Long-term perspective

The proposed process changes are such that they can be achieved with AIs current capabilities. Researchers expect that these capabilities will only improve and broaden over time. Once AI has gained human or super-human capabilities, there are practically no tasks that AI cannot perform, from tester to developer to manager. But it is yet unclear when that mark will be reached. And on the path to reaching these capabilities, there are many more interesting milestones.

One ongoing discussion is whether AI threatens the jobs of testers. Following the above train of thought will yield near-complete automated tests, together with the capabilities to generate more such tests on demand. That basically shatters the problem of impact analysis—finding out which parts of the software any given change affects.

Solving this problem allows to apply AI to the adaption and generation of source code. Think of automatically generating patches for bugs, automatically dissolving performance bottlenecks or automatically improving the quality of source code by restructuring it, e.g. into shorter methods and classes.
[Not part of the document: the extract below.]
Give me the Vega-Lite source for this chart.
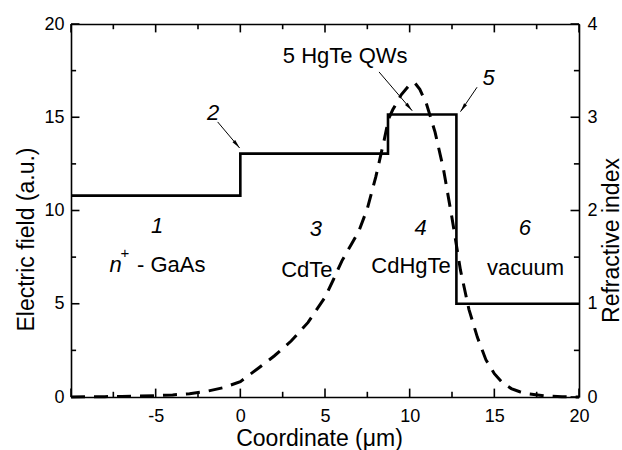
{
  "$schema": "https://vega.github.io/schema/vega-lite/v6.json",
  "width": 508,
  "height": 373,
  "autosize": {"type": "none"},
  "padding": {"left": 71, "top": 24, "right": 43, "bottom": 53},
  "background": "white",
  "config": {
    "view": {"stroke": null},
    "axis": {
      "labelFont": "Liberation Sans", "labelFontSize": 18, "labelColor": "black",
      "titleFont": "Liberation Sans", "titleFontSize": 23, "titleFontWeight": "normal", "titleColor": "black",
      "domainColor": "black", "domainWidth": 1.6, "ticks": false,
      "grid": false, "labelFlush": false, "labelOverlap": false
    },
    "text": {"font": "Liberation Sans", "fontSize": 22, "color": "black", "baseline": "alphabetic"}
  },
  "datasets": {
    "field": [
      {"x": -10, "E": 0}, {"x": -9, "E": 0.01}, {"x": -8, "E": 0.02}, {"x": -7, "E": 0.03},
      {"x": -6, "E": 0.05}, {"x": -5, "E": 0.07}, {"x": -4, "E": 0.11}, {"x": -3, "E": 0.18},
      {"x": -2, "E": 0.3}, {"x": -1, "E": 0.5}, {"x": 0, "E": 0.82}, {"x": 1, "E": 1.5},
      {"x": 2, "E": 2.2}, {"x": 3, "E": 3.0}, {"x": 4, "E": 4.0}, {"x": 5, "E": 5.35},
      {"x": 5.5, "E": 6.3}, {"x": 6, "E": 7.3}, {"x": 6.5, "E": 8.1}, {"x": 7, "E": 8.9},
      {"x": 7.5, "E": 10.1}, {"x": 8, "E": 11.8}, {"x": 8.5, "E": 13.8}, {"x": 8.75, "E": 14.9},
      {"x": 9, "E": 15.4}, {"x": 9.5, "E": 16.2}, {"x": 10, "E": 16.75}, {"x": 10.3, "E": 16.85},
      {"x": 10.6, "E": 16.5}, {"x": 11, "E": 15.7}, {"x": 11.5, "E": 14.2}, {"x": 12, "E": 12.2},
      {"x": 12.5, "E": 9.6}, {"x": 13, "E": 6.8}, {"x": 13.5, "E": 4.7}, {"x": 14, "E": 3.2},
      {"x": 14.5, "E": 2.0}, {"x": 15, "E": 1.25}, {"x": 15.5, "E": 0.75}, {"x": 16, "E": 0.45},
      {"x": 16.5, "E": 0.28}, {"x": 17, "E": 0.17}, {"x": 18, "E": 0.06}, {"x": 19, "E": 0.02},
      {"x": 20, "E": 0}
    ],
    "index": [
      {"o": 1, "x": -10, "n": 2.16}, {"o": 2, "x": 0, "n": 2.16}, {"o": 3, "x": 0, "n": 2.61},
      {"o": 4, "x": 8.72, "n": 2.61}, {"o": 5, "x": 8.72, "n": 3.03}, {"o": 6, "x": 12.76, "n": 3.03},
      {"o": 7, "x": 12.76, "n": 1.0}, {"o": 8, "x": 20, "n": 1.0}
    ],
    "xmajor": [{"v": -10}, {"v": -5}, {"v": 0}, {"v": 5}, {"v": 10}, {"v": 15}, {"v": 20}],
    "xminor": [{"v": -7.5}, {"v": -2.5}, {"v": 2.5}, {"v": 7.5}, {"v": 12.5}, {"v": 17.5}],
    "ymajor": [{"v": 0}, {"v": 5}, {"v": 10}, {"v": 15}, {"v": 20}],
    "yminor": [{"v": 2.5}, {"v": 7.5}, {"v": 12.5}, {"v": 17.5}],
    "arrows": [
      {"id": "2", "x": -1.34, "y": 14.75, "x2": -0.04, "y2": 13.35},
      {"id": "qw", "x": 8.19, "y": 17.43, "x2": 10.15, "y2": 15.35},
      {"id": "5", "x": 13.98, "y": 16.61, "x2": 13.0, "y2": 15.3}
    ],
    "numbers": [
      {"label": "1", "x": -4.92, "y": 8.79},
      {"label": "2", "x": -1.6, "y": 14.85},
      {"label": "3", "x": 4.46, "y": 8.63},
      {"label": "4", "x": 10.64, "y": 8.69},
      {"label": "5", "x": 14.66, "y": 16.73},
      {"label": "6", "x": 16.81, "y": 8.69}
    ],
    "labels": [
      {"label": "5 HgTe QWs", "x": 6.19, "y": 17.91},
      {"label": "CdTe", "x": 3.93, "y": 6.43},
      {"label": "CdHgTe", "x": 10.08, "y": 6.65},
      {"label": "vacuum", "x": 16.84, "y": 6.54}
    ]
  },
  "resolve": {"scale": {"y": "independent"}, "axis": {"x": "independent", "y": "independent"}},
  "layer": [
    {
      "data": {"name": "field"},
      "mark": {"type": "line", "color": "black", "strokeWidth": 3, "strokeDash": [14, 9], "strokeCap": "butt"},
      "encoding": {
        "x": {"field": "x", "type": "quantitative", "scale": {"domain": [-10, 20], "nice": false},
          "axis": {"orient": "bottom", "title": "Coordinate (μm)",
            "values": [-5, 0, 5, 10, 15, 20],
            "labelExpr": "'' + datum.value",
            "labelPadding": 10,
            "titleX": 248, "titleY": 48, "titleBaseline": "alphabetic", "titleAlign": "center"}},
        "y": {"field": "E", "type": "quantitative", "scale": {"domain": [0, 20], "nice": false},
          "axis": {"orient": "left", "title": "Electric field (a.u.)",
            "values": [0, 5, 10, 15, 20],
            "labelPadding": 7,
            "titleAngle": -90, "titleX": -38, "titleY": 215, "titleBaseline": "alphabetic", "titleAlign": "center"}}
      }
    },
    {
      "data": {"name": "index"},
      "mark": {"type": "line", "color": "black", "strokeWidth": 2.6},
      "encoding": {
        "x": {"field": "x", "type": "quantitative", "scale": {"domain": [-10, 20], "nice": false}, "axis": null},
        "y": {"field": "n", "type": "quantitative", "scale": {"domain": [0, 4], "nice": false},
          "axis": {"orient": "right", "title": "Refractive index",
            "values": [0, 1, 2, 3, 4],
            "labelExpr": "'' + datum.value",
            "labelPadding": 8,
            "titleAngle": -90, "titleX": 39, "titleY": 216, "titleBaseline": "alphabetic", "titleAlign": "center"}},
        "order": {"field": "o", "type": "quantitative"}
      }
    },
    {
      "data": {"name": "xmajor"},
      "mark": {"type": "rule", "color": "black", "strokeWidth": 1.6},
      "encoding": {
        "x": {"field": "v", "type": "quantitative", "scale": {"domain": [-10, 20], "nice": false}, "axis": null},
        "y": {"datum": 0, "type": "quantitative", "scale": {"domain": [0, 20], "nice": false}, "axis": null},
        "y2": {"datum": 0.45}
      }
    },
    {
      "data": {"name": "xminor"},
      "mark": {"type": "rule", "color": "black", "strokeWidth": 1.6},
      "encoding": {
        "x": {"field": "v", "type": "quantitative", "scale": {"domain": [-10, 20], "nice": false}, "axis": null},
        "y": {"datum": 0, "type": "quantitative", "scale": {"domain": [0, 20], "nice": false}, "axis": null},
        "y2": {"datum": 0.28}
      }
    },
    {
      "data": {"name": "xmajor"},
      "mark": {"type": "rule", "color": "black", "strokeWidth": 1.6},
      "encoding": {
        "x": {"field": "v", "type": "quantitative", "scale": {"domain": [-10, 20], "nice": false},
          "axis": {"orient": "top", "title": null, "labels": false, "values": [-10, 20]}},
        "y": {"datum": 19.55, "type": "quantitative", "scale": {"domain": [0, 20], "nice": false}, "axis": null},
        "y2": {"datum": 20}
      }
    },
    {
      "data": {"name": "xminor"},
      "mark": {"type": "rule", "color": "black", "strokeWidth": 1.6},
      "encoding": {
        "x": {"field": "v", "type": "quantitative", "scale": {"domain": [-10, 20], "nice": false}, "axis": null},
        "y": {"datum": 19.72, "type": "quantitative", "scale": {"domain": [0, 20], "nice": false}, "axis": null},
        "y2": {"datum": 20}
      }
    },
    {
      "data": {"name": "ymajor"},
      "mark": {"type": "rule", "color": "black", "strokeWidth": 1.6},
      "encoding": {
        "y": {"field": "v", "type": "quantitative", "scale": {"domain": [0, 20], "nice": false}, "axis": null},
        "x": {"datum": -10, "type": "quantitative", "scale": {"domain": [-10, 20], "nice": false}, "axis": null},
        "x2": {"datum": -9.5}
      }
    },
    {
      "data": {"name": "yminor"},
      "mark": {"type": "rule", "color": "black", "strokeWidth": 1.6},
      "encoding": {
        "y": {"field": "v", "type": "quantitative", "scale": {"domain": [0, 20], "nice": false}, "axis": null},
        "x": {"datum": -10, "type": "quantitative", "scale": {"domain": [-10, 20], "nice": false}, "axis": null},
        "x2": {"datum": -9.7}
      }
    },
    {
      "data": {"name": "ymajor"},
      "mark": {"type": "rule", "color": "black", "strokeWidth": 1.6},
      "encoding": {
        "y": {"field": "v", "type": "quantitative", "scale": {"domain": [0, 20], "nice": false}, "axis": null},
        "x": {"datum": 19.5, "type": "quantitative", "scale": {"domain": [-10, 20], "nice": false}, "axis": null},
        "x2": {"datum": 20}
      }
    },
    {
      "data": {"name": "yminor"},
      "mark": {"type": "rule", "color": "black", "strokeWidth": 1.6},
      "encoding": {
        "y": {"field": "v", "type": "quantitative", "scale": {"domain": [0, 20], "nice": false}, "axis": null},
        "x": {"datum": 19.7, "type": "quantitative", "scale": {"domain": [-10, 20], "nice": false}, "axis": null},
        "x2": {"datum": 20}
      }
    },
    {
      "data": {"name": "arrows"},
      "mark": {"type": "rule", "color": "black", "strokeWidth": 1},
      "encoding": {
        "x": {"field": "x", "type": "quantitative", "scale": {"domain": [-10, 20], "nice": false}, "axis": null},
        "x2": {"field": "x2"},
        "y": {"field": "y", "type": "quantitative", "scale": {"domain": [0, 20], "nice": false}, "axis": null},
        "y2": {"field": "y2"}
      }
    },
    {
      "data": {"name": "arrows"},
      "transform": [{"filter": "datum.id === '2'"}],
      "mark": {"type": "point", "shape": "M0,0 L-0.35,1.8 L0.35,1.8 Z", "filled": true, "color": "black", "size": 100, "angle": 139.8, "opacity": 1},
      "encoding": {
        "x": {"field": "x2", "type": "quantitative", "scale": {"domain": [-10, 20], "nice": false}, "axis": null},
        "y": {"field": "y2", "type": "quantitative", "scale": {"domain": [0, 20], "nice": false}, "axis": null}
      }
    },
    {
      "data": {"name": "arrows"},
      "transform": [{"filter": "datum.id === 'qw'"}],
      "mark": {"type": "point", "shape": "M0,0 L-0.35,1.8 L0.35,1.8 Z", "filled": true, "color": "black", "size": 100, "angle": 139.3, "opacity": 1},
      "encoding": {
        "x": {"field": "x2", "type": "quantitative", "scale": {"domain": [-10, 20], "nice": false}, "axis": null},
        "y": {"field": "y2", "type": "quantitative", "scale": {"domain": [0, 20], "nice": false}, "axis": null}
      }
    },
    {
      "data": {"name": "arrows"},
      "transform": [{"filter": "datum.id === '5'"}],
      "mark": {"type": "point", "shape": "M0,0 L-0.35,1.8 L0.35,1.8 Z", "filled": true, "color": "black", "size": 100, "angle": 214.2, "opacity": 1},
      "encoding": {
        "x": {"field": "x2", "type": "quantitative", "scale": {"domain": [-10, 20], "nice": false}, "axis": null},
        "y": {"field": "y2", "type": "quantitative", "scale": {"domain": [0, 20], "nice": false}, "axis": null}
      }
    },
    {
      "data": {"name": "numbers"},
      "mark": {"type": "text", "fontStyle": "italic", "align": "center"},
      "encoding": {
        "x": {"field": "x", "type": "quantitative", "scale": {"domain": [-10, 20], "nice": false}, "axis": null},
        "y": {"field": "y", "type": "quantitative", "scale": {"domain": [0, 20], "nice": false}, "axis": null},
        "text": {"field": "label"}
      }
    },
    {
      "data": {"name": "labels"},
      "mark": {"type": "text", "align": "center"},
      "encoding": {
        "x": {"field": "x", "type": "quantitative", "scale": {"domain": [-10, 20], "nice": false}, "axis": null},
        "y": {"field": "y", "type": "quantitative", "scale": {"domain": [0, 20], "nice": false}, "axis": null},
        "text": {"field": "label"}
      }
    },
    {
      "data": {"values": [{"label": "n", "x": -7.72, "y": 6.72}]},
      "mark": {"type": "text", "fontStyle": "italic", "align": "left"},
      "encoding": {
        "x": {"field": "x", "type": "quantitative", "scale": {"domain": [-10, 20], "nice": false}, "axis": null},
        "y": {"field": "y", "type": "quantitative", "scale": {"domain": [0, 20], "nice": false}, "axis": null},
        "text": {"field": "label"}
      }
    },
    {
      "data": {"values": [{"label": "+", "x": -7.08, "y": 7.45}]},
      "mark": {"type": "text", "align": "left", "fontSize": 15},
      "encoding": {
        "x": {"field": "x", "type": "quantitative", "scale": {"domain": [-10, 20], "nice": false}, "axis": null},
        "y": {"field": "y", "type": "quantitative", "scale": {"domain": [0, 20], "nice": false}, "axis": null},
        "text": {"field": "label"}
      }
    },
    {
      "data": {"values": [{"label": "- GaAs", "x": -6.1, "y": 6.72}]},
      "mark": {"type": "text", "align": "left"},
      "encoding": {
        "x": {"field": "x", "type": "quantitative", "scale": {"domain": [-10, 20], "nice": false}, "axis": null},
        "y": {"field": "y", "type": "quantitative", "scale": {"domain": [0, 20], "nice": false}, "axis": null},
        "text": {"field": "label"}
      }
    }
  ]
}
No major capability comes with a big bang. We had driver assistances that helped us stay in lane, adapt headlights or keep distance long before we had full-fledged autonomous driving. The same will be true for the development and testing of software.

Having AI generate or improve little parts of the code will be the first steps towards generating simple methods, modules or eventually whole systems. And when that happens, the oracle problem will still be unsolved. So even with these approaches, someone still needs to make sure that the generated functionality is correct and complete.

Whether this role is then called developer, business analyst or tester, is beyond my guess. But in my view, those who currently call themselves developers should probably be more worried about the long-term prospect of their jobs than those who call themselves testers.